In hindsight, Hackett said he should have kept Wilson on the field to try and convert a fourth-and-5 at the Seahawks' 46-yard line.
"Looking back at it, we definitely should have gone for it," Hackett said Tuesday. "One of those things, you look back it and say, "Of course we should go for it. We missed the field goal." But in that situation, we had a plan. We knew that 46 was the mark. I am more upset about that (second down) play before it, losing yards. But (Wilson) dumps it out to Javonte (on third down), and Javonte makes a move and goes a lot farther than we anticipated and we expected to go for it on fourth down and then you hit the mark."
Hackett hatched the plan that he followed without elasticity. The problem was that, by the numbers, it was not a good plan. There is no way statistically to defend kicking in that situation over giving Wilson another chance. In NFL history, kickers are 2-for-41 on field goal attempts of at least 64 yards. McManus owns a long of 61 in his career. He is 1-for-8 on field goals of 60-plus yards all-time, and there's never been a 60-yarder at Lumen Field.
Hackett established the plan in pregame after McManus conveyed where he was comfortable.
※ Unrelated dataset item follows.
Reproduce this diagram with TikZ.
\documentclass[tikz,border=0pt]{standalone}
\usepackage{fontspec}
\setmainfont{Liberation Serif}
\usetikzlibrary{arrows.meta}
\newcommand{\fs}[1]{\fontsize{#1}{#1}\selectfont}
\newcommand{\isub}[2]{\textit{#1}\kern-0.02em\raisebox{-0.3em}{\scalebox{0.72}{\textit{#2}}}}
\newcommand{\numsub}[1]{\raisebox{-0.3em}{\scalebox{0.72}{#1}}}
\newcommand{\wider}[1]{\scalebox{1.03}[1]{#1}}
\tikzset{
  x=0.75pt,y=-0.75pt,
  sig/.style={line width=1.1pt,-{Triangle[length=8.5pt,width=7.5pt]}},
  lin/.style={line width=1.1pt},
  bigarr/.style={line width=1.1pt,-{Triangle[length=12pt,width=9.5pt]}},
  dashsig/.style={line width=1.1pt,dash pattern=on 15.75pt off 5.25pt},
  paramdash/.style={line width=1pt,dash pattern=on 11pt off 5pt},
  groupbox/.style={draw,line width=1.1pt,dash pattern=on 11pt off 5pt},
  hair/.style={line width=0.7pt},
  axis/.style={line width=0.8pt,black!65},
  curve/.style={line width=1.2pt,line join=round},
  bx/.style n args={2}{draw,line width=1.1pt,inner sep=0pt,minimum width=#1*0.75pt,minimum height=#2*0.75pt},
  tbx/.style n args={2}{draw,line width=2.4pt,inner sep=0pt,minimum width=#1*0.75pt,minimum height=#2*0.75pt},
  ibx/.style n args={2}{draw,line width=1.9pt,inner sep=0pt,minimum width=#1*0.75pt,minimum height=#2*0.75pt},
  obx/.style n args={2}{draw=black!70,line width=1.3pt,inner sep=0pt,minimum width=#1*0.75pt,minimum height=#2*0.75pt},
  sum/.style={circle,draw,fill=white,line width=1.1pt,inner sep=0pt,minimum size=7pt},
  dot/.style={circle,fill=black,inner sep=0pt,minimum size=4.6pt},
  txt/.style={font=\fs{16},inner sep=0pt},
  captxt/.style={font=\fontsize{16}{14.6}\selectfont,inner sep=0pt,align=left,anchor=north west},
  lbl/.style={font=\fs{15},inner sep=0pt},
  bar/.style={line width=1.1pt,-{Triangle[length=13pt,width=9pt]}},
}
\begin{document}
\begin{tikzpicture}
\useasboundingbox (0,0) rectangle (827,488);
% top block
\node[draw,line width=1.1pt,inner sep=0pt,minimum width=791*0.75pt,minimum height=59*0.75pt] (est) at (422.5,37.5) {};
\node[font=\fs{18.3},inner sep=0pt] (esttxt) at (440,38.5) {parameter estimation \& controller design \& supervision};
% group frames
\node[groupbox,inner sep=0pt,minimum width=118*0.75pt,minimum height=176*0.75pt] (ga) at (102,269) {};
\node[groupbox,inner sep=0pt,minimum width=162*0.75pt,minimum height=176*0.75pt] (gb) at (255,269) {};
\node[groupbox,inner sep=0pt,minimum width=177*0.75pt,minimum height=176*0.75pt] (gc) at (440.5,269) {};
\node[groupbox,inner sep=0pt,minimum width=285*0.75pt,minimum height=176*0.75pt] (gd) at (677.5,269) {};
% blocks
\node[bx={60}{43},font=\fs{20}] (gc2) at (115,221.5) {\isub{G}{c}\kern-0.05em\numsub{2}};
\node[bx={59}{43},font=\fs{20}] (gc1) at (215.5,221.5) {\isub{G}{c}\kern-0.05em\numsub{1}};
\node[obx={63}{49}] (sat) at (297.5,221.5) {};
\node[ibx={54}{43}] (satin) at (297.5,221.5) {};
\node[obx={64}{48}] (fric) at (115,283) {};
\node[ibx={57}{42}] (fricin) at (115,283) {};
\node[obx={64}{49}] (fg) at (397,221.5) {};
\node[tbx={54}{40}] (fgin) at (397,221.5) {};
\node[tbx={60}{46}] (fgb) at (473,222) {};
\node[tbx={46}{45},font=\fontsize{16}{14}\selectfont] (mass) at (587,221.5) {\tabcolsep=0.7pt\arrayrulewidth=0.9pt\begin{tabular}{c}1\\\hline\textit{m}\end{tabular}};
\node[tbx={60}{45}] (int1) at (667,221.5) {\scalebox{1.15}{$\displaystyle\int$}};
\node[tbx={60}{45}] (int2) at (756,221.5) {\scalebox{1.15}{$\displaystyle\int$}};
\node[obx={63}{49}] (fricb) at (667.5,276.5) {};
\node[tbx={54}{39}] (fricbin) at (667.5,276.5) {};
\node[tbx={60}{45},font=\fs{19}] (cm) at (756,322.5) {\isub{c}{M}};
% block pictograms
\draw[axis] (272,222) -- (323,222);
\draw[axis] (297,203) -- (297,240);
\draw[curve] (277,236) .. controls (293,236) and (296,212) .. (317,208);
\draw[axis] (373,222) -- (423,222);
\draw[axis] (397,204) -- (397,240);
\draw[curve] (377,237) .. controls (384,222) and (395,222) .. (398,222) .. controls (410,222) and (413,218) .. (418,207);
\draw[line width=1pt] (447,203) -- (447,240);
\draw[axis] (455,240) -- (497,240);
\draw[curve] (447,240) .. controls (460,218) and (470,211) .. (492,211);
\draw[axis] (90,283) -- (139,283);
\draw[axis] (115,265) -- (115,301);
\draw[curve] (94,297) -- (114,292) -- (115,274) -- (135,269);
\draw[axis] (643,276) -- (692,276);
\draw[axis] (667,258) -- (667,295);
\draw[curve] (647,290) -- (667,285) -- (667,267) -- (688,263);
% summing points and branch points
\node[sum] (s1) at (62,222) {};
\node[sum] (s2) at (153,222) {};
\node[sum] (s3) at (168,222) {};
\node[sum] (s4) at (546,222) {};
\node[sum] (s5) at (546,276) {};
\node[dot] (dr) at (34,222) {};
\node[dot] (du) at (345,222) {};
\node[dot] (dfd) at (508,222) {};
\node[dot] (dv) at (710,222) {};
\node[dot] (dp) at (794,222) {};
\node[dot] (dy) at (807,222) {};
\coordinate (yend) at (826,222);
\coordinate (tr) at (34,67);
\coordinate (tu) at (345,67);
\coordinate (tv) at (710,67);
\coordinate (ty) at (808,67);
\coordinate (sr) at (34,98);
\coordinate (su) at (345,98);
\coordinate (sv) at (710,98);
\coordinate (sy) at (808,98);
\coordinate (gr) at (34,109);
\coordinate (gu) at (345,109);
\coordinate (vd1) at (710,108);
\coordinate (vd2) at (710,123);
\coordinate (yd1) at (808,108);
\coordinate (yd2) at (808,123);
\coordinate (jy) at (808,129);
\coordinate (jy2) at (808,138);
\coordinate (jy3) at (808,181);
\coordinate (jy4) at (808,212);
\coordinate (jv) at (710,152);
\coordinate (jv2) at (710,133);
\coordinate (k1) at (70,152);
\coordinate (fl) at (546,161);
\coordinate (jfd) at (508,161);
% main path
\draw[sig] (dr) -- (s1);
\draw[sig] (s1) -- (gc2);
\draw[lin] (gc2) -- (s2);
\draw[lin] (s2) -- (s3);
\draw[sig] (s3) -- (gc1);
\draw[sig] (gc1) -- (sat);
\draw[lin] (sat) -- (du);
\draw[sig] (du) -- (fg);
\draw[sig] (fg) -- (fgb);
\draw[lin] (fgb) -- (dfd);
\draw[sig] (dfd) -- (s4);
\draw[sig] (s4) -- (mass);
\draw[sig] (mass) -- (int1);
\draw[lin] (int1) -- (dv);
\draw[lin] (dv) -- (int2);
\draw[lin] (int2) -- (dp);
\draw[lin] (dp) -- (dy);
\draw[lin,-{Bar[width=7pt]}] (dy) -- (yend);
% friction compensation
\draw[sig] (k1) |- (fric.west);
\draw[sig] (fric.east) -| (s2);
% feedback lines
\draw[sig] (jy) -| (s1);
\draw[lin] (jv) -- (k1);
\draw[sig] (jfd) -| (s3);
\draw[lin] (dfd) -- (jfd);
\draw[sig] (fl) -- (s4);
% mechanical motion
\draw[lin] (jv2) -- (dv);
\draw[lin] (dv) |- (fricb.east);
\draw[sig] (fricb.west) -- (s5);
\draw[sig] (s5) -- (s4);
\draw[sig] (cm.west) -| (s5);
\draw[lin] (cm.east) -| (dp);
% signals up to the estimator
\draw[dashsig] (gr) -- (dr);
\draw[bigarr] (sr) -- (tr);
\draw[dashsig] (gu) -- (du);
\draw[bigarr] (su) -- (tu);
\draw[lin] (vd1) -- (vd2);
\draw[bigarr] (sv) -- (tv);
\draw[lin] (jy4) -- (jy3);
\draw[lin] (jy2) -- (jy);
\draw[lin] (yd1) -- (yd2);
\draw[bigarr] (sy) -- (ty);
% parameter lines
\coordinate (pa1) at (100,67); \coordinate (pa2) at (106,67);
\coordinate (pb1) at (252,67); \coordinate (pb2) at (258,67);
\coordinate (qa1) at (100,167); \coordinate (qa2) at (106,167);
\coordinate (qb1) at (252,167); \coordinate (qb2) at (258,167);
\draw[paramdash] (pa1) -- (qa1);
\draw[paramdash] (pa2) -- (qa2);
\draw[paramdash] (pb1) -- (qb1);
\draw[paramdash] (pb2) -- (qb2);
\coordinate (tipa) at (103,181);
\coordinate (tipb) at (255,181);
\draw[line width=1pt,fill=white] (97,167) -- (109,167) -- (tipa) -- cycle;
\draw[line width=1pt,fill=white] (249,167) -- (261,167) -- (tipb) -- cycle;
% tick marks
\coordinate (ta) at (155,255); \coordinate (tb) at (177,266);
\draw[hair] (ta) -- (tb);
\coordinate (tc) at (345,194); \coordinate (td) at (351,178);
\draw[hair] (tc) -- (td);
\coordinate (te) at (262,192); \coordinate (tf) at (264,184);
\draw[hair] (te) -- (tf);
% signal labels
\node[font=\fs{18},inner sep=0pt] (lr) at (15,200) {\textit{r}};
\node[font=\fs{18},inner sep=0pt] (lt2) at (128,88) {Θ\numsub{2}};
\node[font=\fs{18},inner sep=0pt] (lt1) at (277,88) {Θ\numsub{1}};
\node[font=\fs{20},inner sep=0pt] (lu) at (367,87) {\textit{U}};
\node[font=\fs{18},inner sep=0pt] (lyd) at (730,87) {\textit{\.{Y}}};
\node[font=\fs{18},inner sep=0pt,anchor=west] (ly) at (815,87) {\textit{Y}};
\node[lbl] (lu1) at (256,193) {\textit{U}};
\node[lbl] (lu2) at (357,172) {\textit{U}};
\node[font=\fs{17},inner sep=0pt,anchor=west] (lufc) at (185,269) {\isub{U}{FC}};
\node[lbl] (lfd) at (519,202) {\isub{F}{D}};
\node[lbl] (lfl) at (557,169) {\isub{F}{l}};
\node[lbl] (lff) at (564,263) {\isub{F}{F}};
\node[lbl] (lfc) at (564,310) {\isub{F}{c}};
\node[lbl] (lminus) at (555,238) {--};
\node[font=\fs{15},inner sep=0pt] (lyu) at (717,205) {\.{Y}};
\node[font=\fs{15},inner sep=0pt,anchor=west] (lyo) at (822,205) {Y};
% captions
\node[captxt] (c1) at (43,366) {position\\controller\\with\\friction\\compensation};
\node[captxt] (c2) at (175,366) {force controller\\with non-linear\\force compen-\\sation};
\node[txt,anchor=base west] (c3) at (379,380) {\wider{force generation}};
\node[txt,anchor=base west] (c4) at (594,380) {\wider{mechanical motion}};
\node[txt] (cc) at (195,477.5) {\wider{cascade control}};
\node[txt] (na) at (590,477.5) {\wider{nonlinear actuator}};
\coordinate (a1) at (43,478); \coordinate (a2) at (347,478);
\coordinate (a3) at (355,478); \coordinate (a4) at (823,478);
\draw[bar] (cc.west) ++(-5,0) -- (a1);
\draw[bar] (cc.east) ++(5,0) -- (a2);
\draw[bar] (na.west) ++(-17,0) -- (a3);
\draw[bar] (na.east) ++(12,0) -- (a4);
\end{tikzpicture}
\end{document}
Showing confidence in players is a strong suit of Hackett's, but he was asking McManus to do something he's never done.
"It didn't work. It (stinks). But, hey, that's part of it," Hackett said.
McManus has long lobbied for these types of moments with four different Broncos head coaches. He appreciated the confidence in him.
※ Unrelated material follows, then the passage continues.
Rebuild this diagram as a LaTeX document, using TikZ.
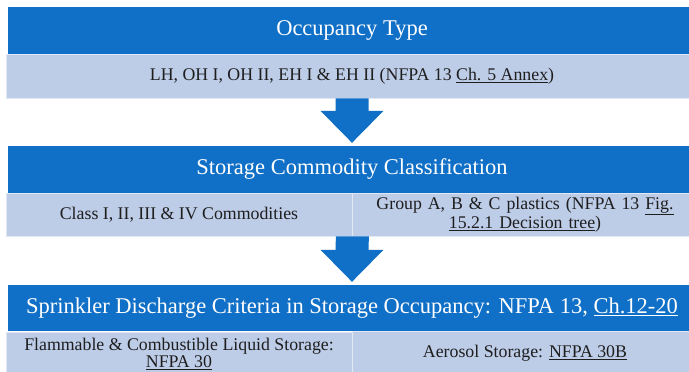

"We’ve been very good about that, understanding the whole aspects of the game. I told them the 46 left hash, and they got me exactly there. They had the faith in me. I’ve just got to make that kick," McManus said. "I wasn’t really worried about the distance necessarily. Once you get back that far, especially with a slight breeze right to left, once the ball starts losing velocity, I knew it was going to fall left. So I wanted to aim it towards the right upright and, you know, it kind of started it down the middle, and it kind of fell off there. I wanted to aim it further right, and it didn’t happen.”
Hackett called it his decision. What made it surprising, including to Seahawks coach Pete Carroll, is Wilson's success on fourth downs. Well, any quarterback's success for that matter. According to Pro Football Reference, teams down one score in the final three minutes have converted on fourth-and-5 46.5 percent of the time since 1994. Per Next Gen Stats, the Broncos' win probability dropped from 32.4 percent to 19.6 percent by kicking.
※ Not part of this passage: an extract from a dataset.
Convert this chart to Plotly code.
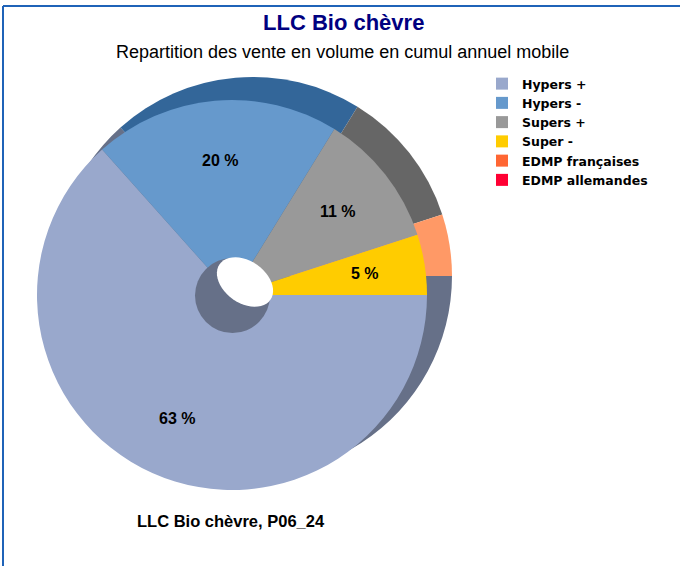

I asked Hackett if Wilson campaigned to stay on the field for the fourth down, but he indicated that the decision was already made to kick the field goal once they reached the 46. Had they been a yard back, they would have gone for it, indicating how firm Hackett was in trusting McManus at 64 yards, despite the statistical improbability of converting it.
The Broncos would not have been in this position if not for multiple gaffes. They fumbled on back-to-back possessions on the 1-yard line, something not seen in decades, and missed on touchdowns by tight end Eric Tomlinson (his toe grazed the out of bounds line) and Andrew Beck (he walked into the end zone, but it was negated by Courtland Sutton's false start penalty).
"We did a lot of good things. I don't want to take away from how we moved the ball. Those guys executed. Russell was great. The running backs, the line, we were moving the ball all day. We just have to finish and we are not in that situation," said Hackett, who makes his home debut Sunday against the Houston Texans. "(In the final possession) we executed all the way down the field, and we didn't leave any time on the clock so we could kick a field and walk off with a win. In the end, we've got to make the field goal, we've got to get closer, and all those things could have been better."